Under Annex A, Seow was awarded five million shares, as well as S$1,012,500 cash in lieu of another five million shares for his past contributions and performance.
The letter of award was issued by then chairman of the remuneration committee, Christopher Huang, and accepted by Seow.
Fu Yu noted that the shares were granted to Seow in addition to his basic salary and performance bonuses for 2022, 2023 and 2024.
Annex B shares were intended as an incentive to reward Seow with additional shares upon achieving targets for the group’s revenue and pre-tax profit.
There was an accelerated reward clause that stated that, irrespective of the group’s actual revenue in 2023, Seow would be rewarded with the shares for 2022 as well as the shares for 2023 in advance, if he met the revenue target of S$237 million for 2023 a year earlier, in 2022.
As Fu Yu’s revenue for 2022 was S$240 million – higher than the target of S$215 million, the remuneration committee awarded Seow four million shares for achieving the vesting conditions for both 2022 and 2023. This was even though revenue for 2023 was only S$190.4 million – below the 2023 vesting condition of S$237 million.
The independent directors noted that, as of early November 2022, Seow and the then board were provided with monthly financial reports.
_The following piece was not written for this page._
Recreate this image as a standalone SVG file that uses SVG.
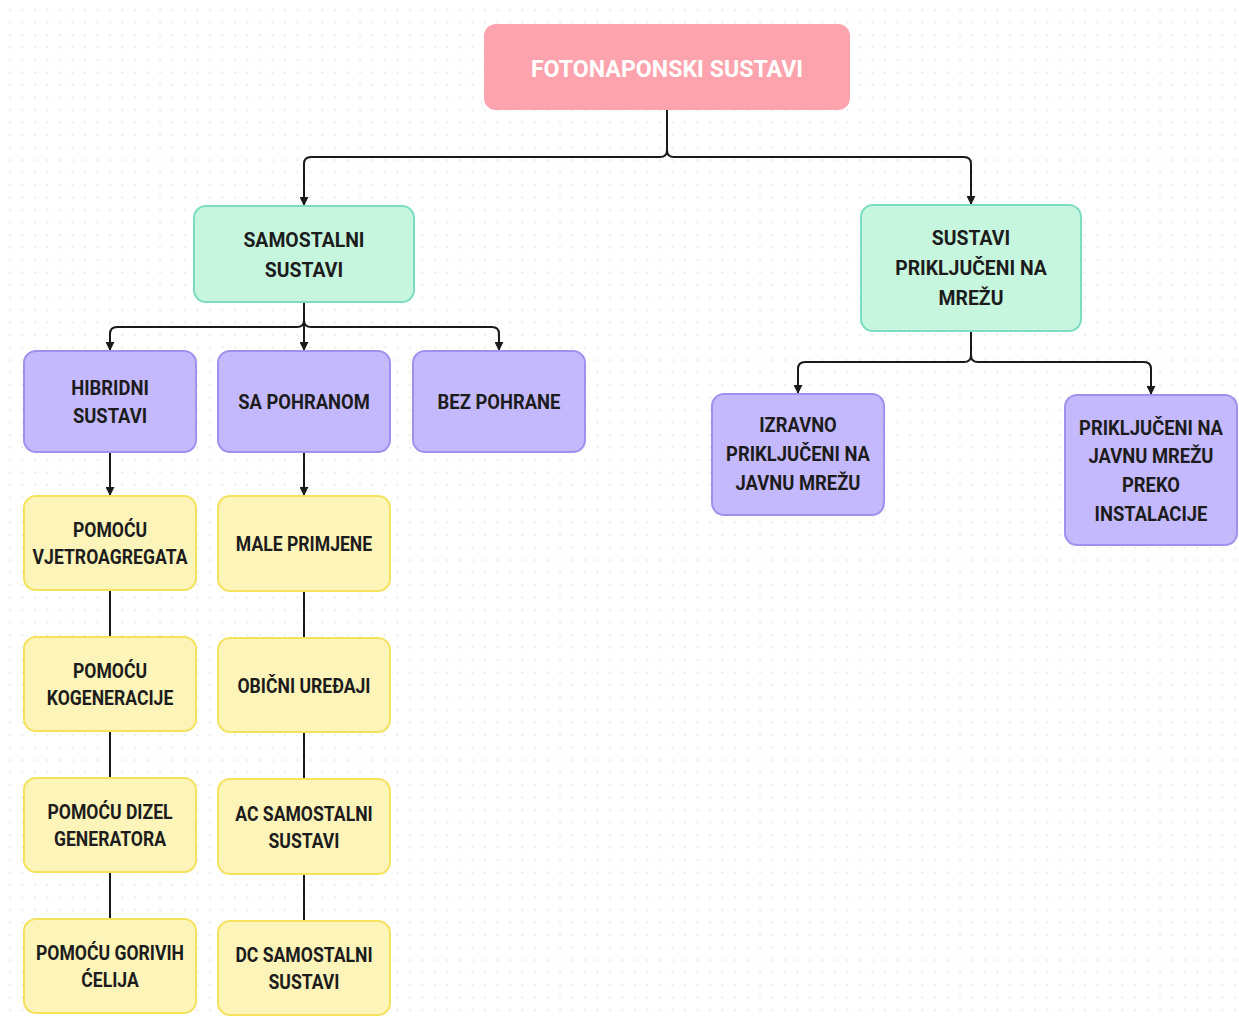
<svg xmlns="http://www.w3.org/2000/svg" width="1239" height="1025" viewBox="0 0 1239 1025">
<defs>
<pattern id="dots" x="4" y="4" width="12.5" height="12.5" patternUnits="userSpaceOnUse">
<circle cx="6" cy="6" r="1" fill="#e2e2e2"/>
</pattern>
<marker id="arr" viewBox="0 0 10 10" refX="9" refY="5" markerWidth="4.5" markerHeight="4.5" orient="auto" markerUnits="strokeWidth">
<path d="M0,0 L10,5 L0,10 z" fill="#1a1a1a"/>
</marker>
</defs>
<style>
.t{font-family:Roboto,"Liberation Sans",sans-serif;font-weight:700;font-size:20px;fill:#1c1c1c;text-anchor:middle;transform-box:fill-box;transform-origin:center;}
.gt{transform:scaleX(0.97);}
.pt{transform:scaleX(0.92);}
.yt{transform:scaleX(0.88);}
.root{fill:#fca3ae;}
.rt{font-family:Roboto,"Liberation Sans",sans-serif;font-weight:700;font-size:24px;fill:#ffffff;text-anchor:middle;transform-box:fill-box;transform-origin:center;transform:scaleX(0.965);}
.g{fill:#c7f6de;stroke:#7ddcc2;stroke-width:2;}
.p{fill:#c4b9fd;stroke:#a290ef;stroke-width:2;}
.y{fill:#fdf4b9;stroke:#f4e25c;stroke-width:2;}
.c{fill:none;stroke:#1a1a1a;stroke-width:2;}
</style>
<rect width="1239" height="1025" fill="#ffffff"/>
<rect x="8" y="8" width="1231" height="1012" fill="url(#dots)"/>

<g id="connectors">
<path class="c" d="M667,110 V150 Q667,157 660,157 H311 Q304,157 304,164 V205" marker-end="url(#arr)"/>
<path class="c" d="M667,110 V150 Q667,157 674,157 H964 Q971,157 971,164 V204" marker-end="url(#arr)"/>
<path class="c" d="M304,302 V320 Q304,327 297,327 H117 Q110,327 110,334 V350" marker-end="url(#arr)"/>
<path class="c" d="M304,302 V350" marker-end="url(#arr)"/>
<path class="c" d="M304,302 V320 Q304,327 311,327 H492 Q499,327 499,334 V350" marker-end="url(#arr)"/>
<path class="c" d="M971,331 V355 Q971,362 964,362 H805 Q798,362 798,369 V393" marker-end="url(#arr)"/>
<path class="c" d="M971,331 V355 Q971,362 978,362 H1144 Q1151,362 1151,369 V394" marker-end="url(#arr)"/>
<path class="c" d="M110,452 V495" marker-end="url(#arr)"/>
<path class="c" d="M304,452 V495" marker-end="url(#arr)"/>
<path class="c" d="M110,590 V637 M110,731 V778 M110,872 V919"/>
<path class="c" d="M304,591 V638 M304,732 V779 M304,874 V921"/>
</g>

<g id="root">
<rect class="root" x="484" y="24" width="366" height="86" rx="12"/>
<text class="rt" x="667" y="77">FOTONAPONSKI SUSTAVI</text>
</g>

<g id="samostalni">
<rect class="g" x="194" y="206" width="220" height="96" rx="12"/>
<text class="t gt" x="304" y="247">SAMOSTALNI</text>
<text class="t gt" x="304" y="277">SUSTAVI</text>
</g>

<g id="prikljuceni">
<rect class="g" x="861" y="205" width="220" height="126" rx="12"/>
<text class="t gt" x="971" y="245">SUSTAVI</text>
<text class="t gt" x="971" y="275">PRIKLJUČENI NA</text>
<text class="t gt" x="971" y="305">MREŽU</text>
</g>

<g id="hibridni">
<rect class="p" x="24" y="351" width="172" height="101" rx="12"/>
<text class="t pt" x="110" y="395">HIBRIDNI</text>
<text class="t pt" x="110" y="423">SUSTAVI</text>
</g>

<g id="sapohranom">
<rect class="p" x="218" y="351" width="172" height="101" rx="12"/>
<text class="t pt" x="304" y="409">SA POHRANOM</text>
</g>

<g id="bezpohrane">
<rect class="p" x="413" y="351" width="172" height="101" rx="12"/>
<text class="t pt" x="499" y="409">BEZ POHRANE</text>
</g>

<g id="izravno">
<rect class="p" x="712" y="394" width="172" height="121" rx="12"/>
<text class="t pt" x="798" y="432">IZRAVNO</text>
<text class="t pt" x="798" y="461">PRIKLJUČENI NA</text>
<text class="t pt" x="798" y="490">JAVNU MREŽU</text>
</g>

<g id="prekoinstalacije">
<rect class="p" x="1065" y="395" width="172" height="150" rx="12"/>
<text class="t pt" x="1151" y="435">PRIKLJUČENI NA</text>
<text class="t pt" x="1151" y="463">JAVNU MREŽU</text>
<text class="t pt" x="1151" y="492">PREKO</text>
<text class="t pt" x="1151" y="521">INSTALACIJE</text>
</g>

<g id="vjetro">
<rect class="y" x="24" y="496" width="172" height="94" rx="12"/>
<text class="t yt" x="110" y="537">POMOĆU</text>
<text class="t yt" x="110" y="564">VJETROAGREGATA</text>
</g>

<g id="kogeneracije">
<rect class="y" x="24" y="637" width="172" height="94" rx="12"/>
<text class="t yt" x="110" y="678">POMOĆU</text>
<text class="t yt" x="110" y="705">KOGENERACIJE</text>
</g>

<g id="dizel">
<rect class="y" x="24" y="778" width="172" height="94" rx="12"/>
<text class="t yt" x="110" y="819">POMOĆU DIZEL</text>
<text class="t yt" x="110" y="846">GENERATORA</text>
</g>

<g id="gorive">
<rect class="y" x="24" y="919" width="172" height="94" rx="12"/>
<text class="t yt" x="110" y="960">POMOĆU GORIVIH</text>
<text class="t yt" x="110" y="987">ĆELIJA</text>
</g>

<g id="male">
<rect class="y" x="218" y="496" width="172" height="95" rx="12"/>
<text class="t yt" x="304" y="551">MALE PRIMJENE</text>
</g>

<g id="obicni">
<rect class="y" x="218" y="638" width="172" height="94" rx="12"/>
<text class="t yt" x="304" y="693">OBIČNI UREĐAJI</text>
</g>

<g id="ac">
<rect class="y" x="218" y="779" width="172" height="95" rx="12"/>
<text class="t yt" x="304" y="821">AC SAMOSTALNI</text>
<text class="t yt" x="304" y="848">SUSTAVI</text>
</g>

<g id="dc">
<rect class="y" x="218" y="921" width="172" height="94" rx="12"/>
<text class="t yt" x="304" y="962">DC SAMOSTALNI</text>
<text class="t yt" x="304" y="989">SUSTAVI</text>
</g>
</svg>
They were already aware of the group’s actual revenue for the year up to October 2022, as well as the group’s revenue forecast for November and December that year.
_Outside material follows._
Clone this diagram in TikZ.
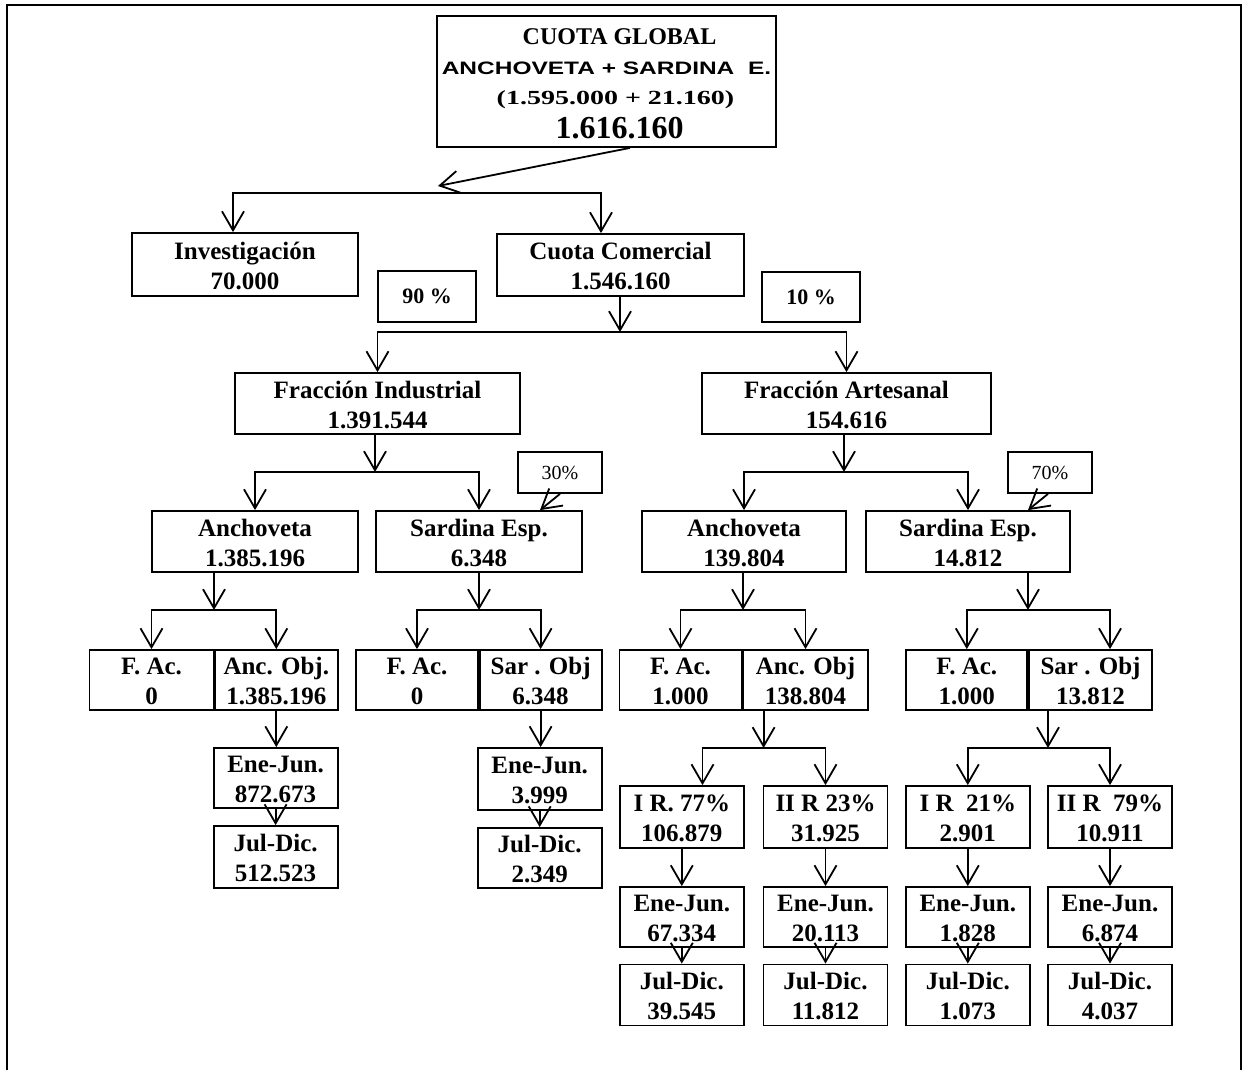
\documentclass[tikz,border=0pt]{standalone}
\usepackage{fontspec}
\setmainfont{Liberation Serif}
\newfontfamily\arialx{Liberation Sans}[FakeStretch=1.36]
\newfontfamily\serifx{Liberation Serif}[FakeStretch=1.4]
\usepackage{tikz}
\usetikzlibrary{arrows.meta}
\newcommand{\cifra}[2]{\rule{0pt}{20pt}#1\\#2}
\tikzset{
  caja/.style={draw, line width=1.8pt, inner sep=0pt, align=center,
    font=\bfseries\fontsize{25}{30}\selectfont},
  pct/.style={draw, line width=1.8pt, inner sep=0pt,
    font=\bfseries\fontsize{22}{26}\selectfont},
  pctn/.style={draw, line width=1.8pt, inner sep=0pt,
    font=\fontsize{20}{24}\selectfont},
  tam/.style 2 args={minimum width=#1pt, minimum height=#2pt},
  flecha/.style={->, line width=1.8pt},
}

\begin{document}
\begin{tikzpicture}[x=1pt, y=-1pt, >={Straight Barb[length=19pt,width=22pt]}]
    \useasboundingbox (0,0) rectangle (1243,1070);
    % marco
    \draw [line width=2.3pt] (7,1070) -- (7,5) -- (1241,5) -- (1241,1070);

    % cuota global
    \node [caja, tam={339}{131}] (cg) at (606.5,81.5)
        {\fontsize{24}{30}\selectfont\rule{0pt}{20pt}\hspace*{26pt}CUOTA GLOBAL\\
         {\arialx\fontsize{18}{30}\selectfont ANCHOVETA + SARDINA\ \ E.}\\
         {\serifx\fontsize{20}{30}\selectfont\hspace*{18pt}(1.595.000 + 21.160)}\\[4pt]
         {\fontsize{32}{30}\selectfont\hspace*{26pt}1.616.160}};
    \node [caja, tam={226}{63}] (inv) at (245,264.5) {\cifra{Investigación}{70.000}};
    \node [caja, tam={247}{62}] (ccom) at (620.5,265) {\cifra{Cuota Comercial}{1.546.160}};
    \node [pct, tam={98}{51}] (p90) at (427,296.5) {90 \%};
    \node [pct, tam={98}{50}] (p10) at (811,297) {10 \%};

    % fracciones
    \node [caja, tam={285}{61}] (fi) at (377.5,403.5) {\cifra{Fracción Industrial}{1.391.544}};
    \node [caja, tam={289}{61}] (fa) at (846.5,403.5) {\cifra{Fracción Artesanal}{154.616}};
    \node [pctn, tam={84}{41}] (p30) at (560,472.5) {30\%};
    \node [pctn, tam={84}{41}] (p70) at (1050,472.5) {70\%};

    % especies
    \node [caja, tam={206}{61}] (anc1) at (255,541.5) {\cifra{Anchoveta}{1.385.196}};
    \node [caja, tam={206}{61}] (sar1) at (479,541.5) {\cifra{Sardina Esp.}{6.348}};
    \node [caja, tam={204}{61}] (anc2) at (744,541.5) {\cifra{Anchoveta}{139.804}};
    \node [caja, tam={204}{61}] (sar2) at (968,541.5) {\cifra{Sardina Esp.}{14.812}};

    % fauna acompanante / objetivo
    \node [caja, tam={124}{60}] (fac1) at (151.5,680) {\cifra{F. Ac.}{0}};
    \node [caja, tam={123}{60}] (ao1) at (276.3,680) {\cifra{Anc. Obj.}{1.385.196}};
    \node [caja, tam={122}{60}] (fac2) at (417,680) {\cifra{F. Ac.}{0}};
    \node [caja, tam={122}{60}] (so2) at (540.6,680) {\cifra{Sar . Obj}{6.348}};
    \node [caja, tam={122}{60}] (fac3) at (680.5,680) {\cifra{F. Ac.}{1.000}};
    \node [caja, tam={125}{60}] (ao3) at (805.5,680) {\cifra{Anc. Obj}{138.804}};
    \node [caja, tam={121}{60}] (fac4) at (966.8,680) {\cifra{F. Ac.}{1.000}};
    \node [caja, tam={123}{60}] (so4) at (1090.5,680) {\cifra{Sar . Obj}{13.812}};

    % periodos industrial
    \node [caja, tam={124}{60}] (ej1) at (275.6,778) {\cifra{Ene-Jun.}{872.673}};
    \node [caja, tam={124}{62}] (jd1) at (275.6,857) {\cifra{Jul-Dic.}{512.523}};
    \node [caja, tam={124}{62}] (ej2) at (539.7,779) {\cifra{Ene-Jun.}{3.999}};
    \node [caja, tam={124}{60}] (jd2) at (539.7,858) {\cifra{Jul-Dic.}{2.349}};

    % regiones y periodos artesanal
    \foreach \n/\x/\r/\a/\b/\c in {3/681.8/{I R. 77\%}/106.879/67.334/39.545,
                                   4/825.5/{II R 23\%}/31.925/20.113/11.812,
                                   5/967.8/{I R\ \ 21\%}/2.901/1.828/1.073,
                                   6/1110/{II R\ \ 79\%}/10.911/6.874/4.037}
    {
        \node [caja, tam={124}{62}] (ir\n) at (\x,817) {\cifra{\r}{\a}};
        \node [caja, tam={124}{60}] (ej\n) at (\x,917) {\cifra{Ene-Jun.}{\b}};
        \node [caja, tam={124}{61}] (jd\n) at (\x,995) {\cifra{Jul-Dic.}{\c}};
        \draw [flecha] (ir\n.south) -- (ej\n.north);
        \draw [flecha] (ej\n.south) -- (jd\n.north);
    }

    % uniones
    \coordinate (jA) at (438,193);
    \coordinate (jB) at (620,332);
    \coordinate (jC) at (375,472);
    \coordinate (jD) at (844,472);
    \coordinate (jE) at (214,610);
    \coordinate (jF) at (479,610);
    \coordinate (jG) at (743,610);
    \coordinate (jH) at (1028,610);
    \coordinate (jI) at (763.6,748);
    \coordinate (jJ) at (1048,748);

    \draw [flecha] ([xshift=23.5pt]cg.south) -- ([yshift=7pt]jA);
    \draw [flecha] (jA) -| ([xshift=-12pt]inv.north);
    \draw [flecha] (jA) -| ([xshift=-19.5pt]ccom.north);

    \draw [flecha] (jB |- ccom.south) -- (jB);
    \draw [flecha] (jB) -| (fi.north);
    \draw [flecha] (jB) -| (fa.north);

    \draw [flecha] (jC |- fi.south) -- (jC);
    \draw [flecha] (jC) -| (anc1.north);
    \draw [flecha] (jC) -| (sar1.north);
    \draw [flecha] (jD |- fa.south) -- (jD);
    \draw [flecha] (jD) -| (anc2.north);
    \draw [flecha] (jD) -| (sar2.north);
    \draw [flecha] (p30.south) -- ([xshift=61pt]sar1.north);
    \draw [flecha] ([xshift=-2pt]p70.south) -- ([xshift=60pt]sar2.north);

    \draw [flecha] (jE |- anc1.south) -- (jE);
    \draw [flecha] (jE) -| (fac1.north);
    \draw [flecha] (jE) -| (ao1.north);
    \draw [flecha] (jF |- sar1.south) -- (jF);
    \draw [flecha] (jF) -| (fac2.north);
    \draw [flecha] (jF) -| (so2.north);
    \draw [flecha] (jG |- anc2.south) -- (jG);
    \draw [flecha] (jG) -| (fac3.north);
    \draw [flecha] (jG) -| (ao3.north);
    \draw [flecha] (jH |- sar2.south) -- (jH);
    \draw [flecha] (jH) -| (fac4.north);
    \draw [flecha] (jH) -| ([xshift=19.5pt]so4.north);

    \draw [flecha] (ao1.south) -- (ao1.south |- ej1.north);
    \draw [flecha] (ej1.south) -- (ej1.south |- jd1.north);
    \draw [flecha] (so2.south) -- (so2.south |- ej2.north);
    \draw [flecha] (ej2.south) -- (ej2.south |- jd2.north);

    \draw [flecha] (jI |- ao3.south) -- (jI);
    \draw [flecha] (jI) -| ([xshift=20.7pt]ir3.north);
    \draw [flecha] (jI) -| (ir4.north);
    \draw [flecha] (jJ |- so4.south) -- (jJ);
    \draw [flecha] (jJ) -| (ir5.north);
    \draw [flecha] (jJ) -| (ir6.north);
\end{tikzpicture}
\end{document}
Also, there was no provision in the letter of award for Fu Yu to claw back shares in the event that the vesting conditions for the following year were not satisfied.
Seow’s explanation, Fu Yu said, was that the letter of award was duly reviewed and approved by the remuneration committee.
Addendum to service agreement
There was an addendum to Seow’s service agreement dated Dec 16, 2022, where the remuneration committee introduced a five-year lock-in clause entitling Seow to his salary for the remainder of the five-year period ending Dec 15, 2027, if he was fired before that.
Fu Yu said that Seow added the same clause to the employment agreements of two other senior management personnel without the company’s knowledge.
The independent directors noted that this “appeared to be in breach of the company’s obligation to disclose material information”.
Fu Yu said that Seow’s explanation, when asked about the clause in his and the two others’ service agreements, was that it had been “duly reviewed and approved” by the remuneration committee.
“Special bonus”
Seow also awarded a “special bonus” to the same two senior management personnel in January 2024, said Fu Yu, with each bonus amounting to six figures. The company said no other personnel were given such a bonus, and noted its “poor financial performance” in 2023.
Fu Yu said Seow’s explanation to the board was that it is the company’s “established and consistent practice to set aside bonus provisions for the purposes of recognising and retaining key personnel”.
Having found his explanations “inadequate and/or unsatisfactory”, the board unanimously decided to show Seow the door.
The board added that Seow’s firing had nothing to do with the investigations into irregularities at its wholly owned supply chain unit Fu Yu Supply Chain.
Fu Yu shares rose 2 per cent or S$0.002 to close at S$0.103 on Thursday, before the news.